Interior Minister Horst Seehofer told journalists in Berlin on Wednesday that Germany’s border crossings with Austria, France, Switzerland, Luxembourg and perhaps also Denmark will be the first ones to reopen.
Seehofer said that the goal is to reopen all borders to neighboring countries by the middle of June. Austria, a popular destination for German tourists and which sends around 30 percent of its exports to Germany, is also set to open its borders by June 15, according to Yahoo Finance.
France, Spain and Portugal are also eager to open up for summer tourism business, while Northern European countries such as Norway and the United Kingdom want to make it easier for seasonal workers to cross borders, according to Deutsche Welle.
Until now, the process of opening borders across the EU has been somewhat haphazard, with some countries making separate agreements to permit citizens from other neighboring countries to enter with no restrictions while requiring others to quarantine for two weeks on arrival.
The European Commission has called for a “careful” easing of restrictions and unveiled guidelines ranging from wearing face coverings on planes and trains to maintaining physical distancing on the beach and in hotels.
“This is not going to be a normal summer, not for any of us,” the Commission vice-president, Margrethe Vestager, said. She urged governments and businesses to follow Brussels’ recommendations so that “we don’t have to face a summer stuck at home — or a completely lost summer for the European tourist industry”.
The crisis has threatened millions of jobs in a sector that accounts for 10 percent of the bloc’s economy. The non-binding EU guidelines attempt to mitigate the dramatic fall-off in travel that has emptied Europe’s beaches and squares of tourists since mid-March.
Decisions on the reopening of borders are the responsibility of national governments, but the Commission urged the 27 member states to coordinate lifting their restrictions in stages, starting with countries with low levels of coronavirus.

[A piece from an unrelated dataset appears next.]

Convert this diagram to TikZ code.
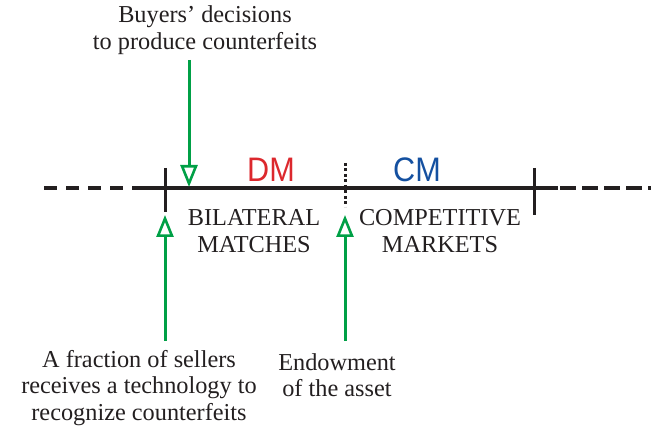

It is suggested that this can be achieved in part by creating “travel bubbles” with neighbour countries, in which people can holiday safely.
The French government on Thursday unveiled a 1.3 billion euro ($1.4 billion) investment plan for the country’s tourism sector.
“What is good for the tourism industry, is often good for the whole of France,” said Prime Minister Edouard Philippe.
Nearly 90 million foreign tourists visited France in 2018, making it the most-visited country in the world, according to government data. Tourism accounts for about 7 percent of France’s 2.3-trillion-euro economy.
The country is gradually easing lockdown restrictions this week, with many people returning to work, but President Emmanuel Macron has warned there is still a long way to go.